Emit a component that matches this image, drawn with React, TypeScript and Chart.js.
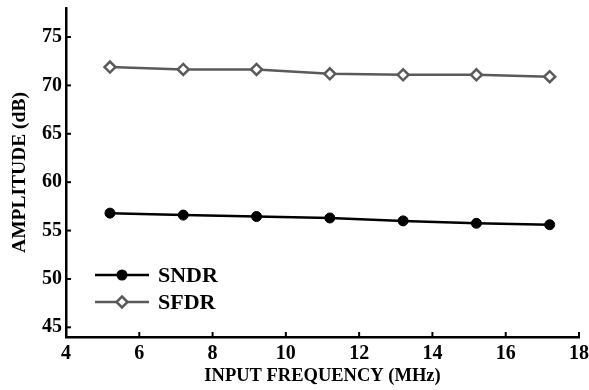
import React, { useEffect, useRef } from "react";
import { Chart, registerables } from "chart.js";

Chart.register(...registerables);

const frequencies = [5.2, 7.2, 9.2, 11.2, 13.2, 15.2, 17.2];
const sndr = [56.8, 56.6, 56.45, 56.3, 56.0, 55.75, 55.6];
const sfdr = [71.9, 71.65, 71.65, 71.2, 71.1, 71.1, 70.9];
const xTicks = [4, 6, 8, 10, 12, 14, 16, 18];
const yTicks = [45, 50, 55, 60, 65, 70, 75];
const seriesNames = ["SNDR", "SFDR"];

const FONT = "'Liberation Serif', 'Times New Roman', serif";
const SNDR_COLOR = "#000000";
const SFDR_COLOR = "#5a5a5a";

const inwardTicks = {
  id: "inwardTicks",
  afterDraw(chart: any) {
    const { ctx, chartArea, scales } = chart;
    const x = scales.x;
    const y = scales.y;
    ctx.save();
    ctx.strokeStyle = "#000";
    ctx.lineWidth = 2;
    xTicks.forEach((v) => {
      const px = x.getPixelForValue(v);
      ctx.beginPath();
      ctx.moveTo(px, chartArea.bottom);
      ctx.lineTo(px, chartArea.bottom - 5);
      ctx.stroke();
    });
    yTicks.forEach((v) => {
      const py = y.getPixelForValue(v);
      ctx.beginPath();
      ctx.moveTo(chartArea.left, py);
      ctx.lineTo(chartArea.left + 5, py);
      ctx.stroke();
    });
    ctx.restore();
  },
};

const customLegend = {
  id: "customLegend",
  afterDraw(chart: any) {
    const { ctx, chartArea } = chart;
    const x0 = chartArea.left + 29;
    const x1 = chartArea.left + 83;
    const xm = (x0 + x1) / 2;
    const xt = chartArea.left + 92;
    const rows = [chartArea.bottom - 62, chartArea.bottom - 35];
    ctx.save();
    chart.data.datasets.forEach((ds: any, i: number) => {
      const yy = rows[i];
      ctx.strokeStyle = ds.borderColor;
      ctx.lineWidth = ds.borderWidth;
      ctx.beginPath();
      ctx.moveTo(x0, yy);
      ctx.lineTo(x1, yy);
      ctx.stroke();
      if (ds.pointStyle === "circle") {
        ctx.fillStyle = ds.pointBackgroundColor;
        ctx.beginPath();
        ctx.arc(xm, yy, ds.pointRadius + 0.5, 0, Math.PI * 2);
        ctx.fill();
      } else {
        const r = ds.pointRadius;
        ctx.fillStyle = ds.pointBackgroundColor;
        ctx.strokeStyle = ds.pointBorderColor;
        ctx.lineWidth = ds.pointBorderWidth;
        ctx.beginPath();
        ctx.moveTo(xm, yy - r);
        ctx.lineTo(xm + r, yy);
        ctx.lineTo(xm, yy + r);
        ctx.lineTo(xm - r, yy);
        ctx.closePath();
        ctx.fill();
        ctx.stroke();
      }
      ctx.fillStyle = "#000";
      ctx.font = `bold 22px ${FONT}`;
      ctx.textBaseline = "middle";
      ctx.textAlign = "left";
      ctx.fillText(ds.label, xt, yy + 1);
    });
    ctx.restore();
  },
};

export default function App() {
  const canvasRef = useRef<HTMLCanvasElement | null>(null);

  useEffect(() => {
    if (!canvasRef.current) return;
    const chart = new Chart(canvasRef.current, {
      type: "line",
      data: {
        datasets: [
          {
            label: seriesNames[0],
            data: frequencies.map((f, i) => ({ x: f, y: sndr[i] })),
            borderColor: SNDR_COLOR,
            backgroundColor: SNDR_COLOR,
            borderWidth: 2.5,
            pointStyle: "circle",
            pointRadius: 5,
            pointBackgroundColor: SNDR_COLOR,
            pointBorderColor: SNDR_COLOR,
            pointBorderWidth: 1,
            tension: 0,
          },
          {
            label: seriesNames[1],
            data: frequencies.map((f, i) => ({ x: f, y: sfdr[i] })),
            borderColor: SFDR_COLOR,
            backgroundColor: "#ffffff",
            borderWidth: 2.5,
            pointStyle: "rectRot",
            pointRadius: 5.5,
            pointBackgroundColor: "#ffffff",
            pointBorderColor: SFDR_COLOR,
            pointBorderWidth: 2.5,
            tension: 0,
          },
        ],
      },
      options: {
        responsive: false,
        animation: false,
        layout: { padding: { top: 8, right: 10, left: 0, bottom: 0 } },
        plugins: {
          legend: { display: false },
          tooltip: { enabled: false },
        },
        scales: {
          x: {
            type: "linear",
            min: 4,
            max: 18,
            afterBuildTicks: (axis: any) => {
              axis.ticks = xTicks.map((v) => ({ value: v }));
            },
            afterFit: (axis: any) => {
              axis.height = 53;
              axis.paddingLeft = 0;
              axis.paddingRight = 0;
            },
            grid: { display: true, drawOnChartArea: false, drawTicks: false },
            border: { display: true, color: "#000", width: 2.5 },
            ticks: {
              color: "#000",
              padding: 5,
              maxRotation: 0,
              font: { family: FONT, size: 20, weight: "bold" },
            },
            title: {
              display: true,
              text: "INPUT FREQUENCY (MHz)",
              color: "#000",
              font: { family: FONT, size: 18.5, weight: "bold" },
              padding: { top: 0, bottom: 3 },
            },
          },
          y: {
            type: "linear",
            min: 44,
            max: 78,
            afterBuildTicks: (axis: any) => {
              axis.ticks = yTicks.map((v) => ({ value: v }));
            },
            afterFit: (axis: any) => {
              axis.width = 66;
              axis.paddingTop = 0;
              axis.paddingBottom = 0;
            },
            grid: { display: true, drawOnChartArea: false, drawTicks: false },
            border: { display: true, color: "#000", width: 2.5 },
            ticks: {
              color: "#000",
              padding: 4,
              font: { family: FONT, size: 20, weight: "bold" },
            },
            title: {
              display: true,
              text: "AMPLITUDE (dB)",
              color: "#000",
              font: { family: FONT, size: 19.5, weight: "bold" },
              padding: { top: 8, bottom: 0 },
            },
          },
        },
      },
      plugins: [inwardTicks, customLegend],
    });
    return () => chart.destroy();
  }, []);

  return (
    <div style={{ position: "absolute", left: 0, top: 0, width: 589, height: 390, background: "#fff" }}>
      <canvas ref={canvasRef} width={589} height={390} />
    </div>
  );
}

***

→ **Written problem**
Go from the first line of the listing to the line holding "Chart.register(...registerables);" and, please, transcribe those lines exactly, both included, with no pictures.

→ **Final answer**
Emit a component that matches this image, drawn with React, TypeScript and Chart.js.
import React, { useEffect, useRef } from "react";
import { Chart, registerables } from "chart.js";

Chart.register(...registerables);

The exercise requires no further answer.